TASK GOAL:
Copy the entries below exactly. Images do not belong in the copy.

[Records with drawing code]
╭──

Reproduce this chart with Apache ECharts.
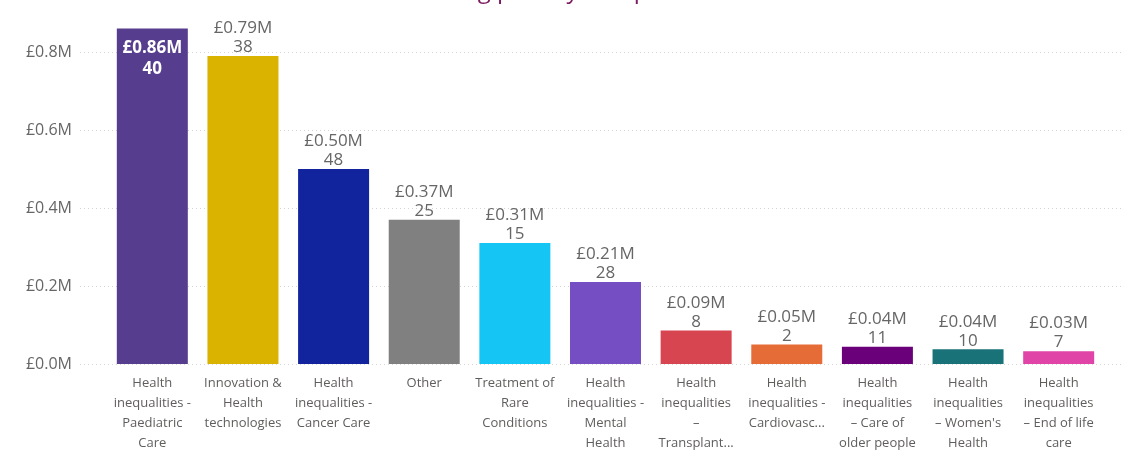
<!DOCTYPE html>
<html>
<head>
<meta charset="utf-8">
<script src="https://cdn.jsdelivr.net/npm/echarts@6/dist/echarts.min.js"></script>
<style>
  html, body { margin: 0; padding: 0; background: #fff; }
  #chart { width: 1123px; height: 450px; }
</style>
</head>
<body>
<div id="chart"></div>
<script>
// Funding (in £M) and number of projects per priority area
const categories = [
  'Health\ninequalities -\nPaediatric\nCare',
  'Innovation &\nHealth\ntechnologies',
  'Health\ninequalities -\nCancer Care',
  'Other',
  'Treatment of\nRare\nConditions',
  'Health\ninequalities -\nMental\nHealth',
  'Health\ninequalities\n–\nTransplant...',
  'Health\ninequalities -\nCardiovasc...',
  'Health\ninequalities\n– Care of\nolder people',
  'Health\ninequalities\n– Women\'s\nHealth',
  'Health\ninequalities\n– End of life\ncare'
];
const fundingM = [0.86, 0.79, 0.50, 0.37, 0.31, 0.21, 0.086, 0.05, 0.044, 0.038, 0.033];
const projectCounts = [40, 38, 48, 25, 15, 28, 8, 2, 11, 10, 7];
const barColors = ['#563D8E', '#D9B300', '#12239E', '#808080', '#15C6F4', '#744EC2',
                   '#D64550', '#E66C37', '#6B007B', '#197278', '#E044A7'];
const yTicks = [0, 0.2, 0.4, 0.6, 0.8];

const FONT = '"Open Sans", "Segoe UI", sans-serif';
const Y_MIN = 0, Y_MAX = 1.0, Y_STEP = 0.2;
const gridTop = -26, gridBottom = 86;

const chart = echarts.init(document.getElementById('chart'), null, { renderer: 'canvas' });

const barData = fundingM.map((v, i) => {
  const item = { value: v, itemStyle: { color: barColors[i] } };
  if (i === 0) {
    // tallest bar carries its label inside
    item.label = {
      position: 'insideTop', distance: 8, offset: [0, 1], color: '#ffffff',
      fontWeight: 'bold', lineHeight: 21
    };
  }
  return item;
});

chart.setOption({
  animation: false,
  graphic: [{
    type: 'text', left: 343, top: -21,
    style: { text: 'Total funding priority and portfolio', fill: '#7B1A5E',
             font: '24px ' + FONT }
  }],
  grid: [
    { left: 80, right: 0, top: gridTop, bottom: gridBottom, outerBoundsMode: 'none', containLabel: false },
    { left: 107, right: 19, top: gridTop, bottom: gridBottom, outerBoundsMode: 'none', containLabel: false }
  ],
  xAxis: [
    { gridIndex: 0, type: 'category', data: categories, show: false },
    {
      gridIndex: 1, type: 'category', data: categories,
      axisLine: { show: false }, axisTick: { show: false },
      axisLabel: {
        interval: 0, margin: 9, color: '#605E5C', fontSize: 13,
        lineHeight: 20, fontFamily: FONT, align: 'center'
      }
    }
  ],
  yAxis: [
    {
      gridIndex: 0, type: 'value', min: Y_MIN, max: Y_MAX, interval: Y_STEP,
      axisLine: { show: false }, axisTick: { show: false },
      axisLabel: {
        margin: 8, color: '#666666', fontSize: 16, fontFamily: FONT,
        showMaxLabel: false,
        formatter: v => yTicks.some(t => Math.abs(t - v) < 1e-9) ? '£' + v.toFixed(1) + 'M' : ''
      },
      splitLine: { lineStyle: { color: '#D4D4D4', type: [1, 3], width: 1 } }
    },
    {
      gridIndex: 1, type: 'value', min: Y_MIN, max: Y_MAX, interval: Y_STEP,
      show: false, splitLine: { show: false }
    }
  ],
  series: [{
    type: 'bar', xAxisIndex: 1, yAxisIndex: 1, barWidth: 71,
    data: barData,
    label: {
      show: true, position: 'top', distance: 5, offset: [0, 6],
      color: '#666666', fontSize: 17, lineHeight: 19, fontFamily: FONT,
      formatter: p => '£' + p.value.toFixed(2) + 'M\n' + projectCounts[p.dataIndex]
    }
  }]
});
</script>
</body>
</html>
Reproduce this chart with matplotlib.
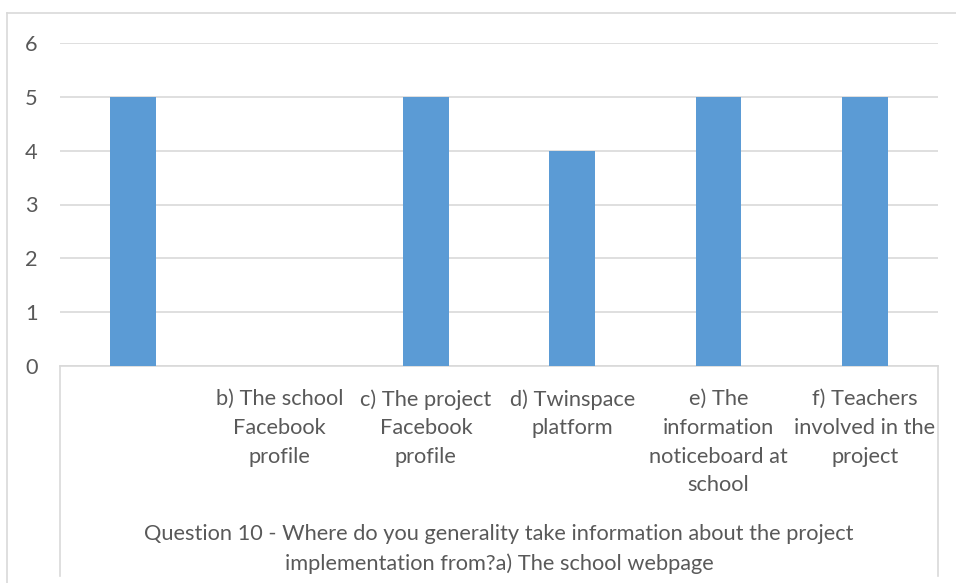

╰──

RESULT OF THIS TASK:
Reproduce this chart with Apache ECharts.
<!DOCTYPE html>
<html>
<head>
<meta charset="utf-8">
<script src="https://cdn.jsdelivr.net/npm/echarts@6/dist/echarts.min.js"></script>
<style>
  html, body { margin: 0; padding: 0; background: #fff; }
  #chart { width: 1123px; height: 450px; }
</style>
</head>
<body>
<div id="chart"></div>
<script>
// Funding (in £M) and number of projects per priority area
const categories = [
  'Health\ninequalities -\nPaediatric\nCare',
  'Innovation &\nHealth\ntechnologies',
  'Health\ninequalities -\nCancer Care',
  'Other',
  'Treatment of\nRare\nConditions',
  'Health\ninequalities -\nMental\nHealth',
  'Health\ninequalities\n–\nTransplant...',
  'Health\ninequalities -\nCardiovasc...',
  'Health\ninequalities\n– Care of\nolder people',
  'Health\ninequalities\n– Women\'s\nHealth',
  'Health\ninequalities\n– End of life\ncare'
];
const fundingM = [0.86, 0.79, 0.50, 0.37, 0.31, 0.21, 0.086, 0.05, 0.044, 0.038, 0.033];
const projectCounts = [40, 38, 48, 25, 15, 28, 8, 2, 11, 10, 7];
const barColors = ['#563D8E', '#D9B300', '#12239E', '#808080', '#15C6F4', '#744EC2',
                   '#D64550', '#E66C37', '#6B007B', '#197278', '#E044A7'];
const yTicks = [0, 0.2, 0.4, 0.6, 0.8];

const FONT = '"Open Sans", "Segoe UI", sans-serif';
const Y_MIN = 0, Y_MAX = 1.0, Y_STEP = 0.2;
const gridTop = -26, gridBottom = 86;

const chart = echarts.init(document.getElementById('chart'), null, { renderer: 'canvas' });

const barData = fundingM.map((v, i) => {
  const item = { value: v, itemStyle: { color: barColors[i] } };
  if (i === 0) {
    // tallest bar carries its label inside
    item.label = {
      position: 'insideTop', distance: 8, offset: [0, 1], color: '#ffffff',
      fontWeight: 'bold', lineHeight: 21
    };
  }
  return item;
});

chart.setOption({
  animation: false,
  graphic: [{
    type: 'text', left: 343, top: -21,
    style: { text: 'Total funding priority and portfolio', fill: '#7B1A5E',
             font: '24px ' + FONT }
  }],
  grid: [
    { left: 80, right: 0, top: gridTop, bottom: gridBottom, outerBoundsMode: 'none', containLabel: false },
    { left: 107, right: 19, top: gridTop, bottom: gridBottom, outerBoundsMode: 'none', containLabel: false }
  ],
  xAxis: [
    { gridIndex: 0, type: 'category', data: categories, show: false },
    {
      gridIndex: 1, type: 'category', data: categories,
      axisLine: { show: false }, axisTick: { show: false },
      axisLabel: {
        interval: 0, margin: 9, color: '#605E5C', fontSize: 13,
        lineHeight: 20, fontFamily: FONT, align: 'center'
      }
    }
  ],
  yAxis: [
    {
      gridIndex: 0, type: 'value', min: Y_MIN, max: Y_MAX, interval: Y_STEP,
      axisLine: { show: false }, axisTick: { show: false },
      axisLabel: {
        margin: 8, color: '#666666', fontSize: 16, fontFamily: FONT,
        showMaxLabel: false,
        formatter: v => yTicks.some(t => Math.abs(t - v) < 1e-9) ? '£' + v.toFixed(1) + 'M' : ''
      },
      splitLine: { lineStyle: { color: '#D4D4D4', type: [1, 3], width: 1 } }
    },
    {
      gridIndex: 1, type: 'value', min: Y_MIN, max: Y_MAX, interval: Y_STEP,
      show: false, splitLine: { show: false }
    }
  ],
  series: [{
    type: 'bar', xAxisIndex: 1, yAxisIndex: 1, barWidth: 71,
    data: barData,
    label: {
      show: true, position: 'top', distance: 5, offset: [0, 6],
      color: '#666666', fontSize: 17, lineHeight: 19, fontFamily: FONT,
      formatter: p => '£' + p.value.toFixed(2) + 'M\n' + projectCounts[p.dataIndex]
    }
  }]
});
</script>
</body>
</html>
Reproduce this chart with matplotlib.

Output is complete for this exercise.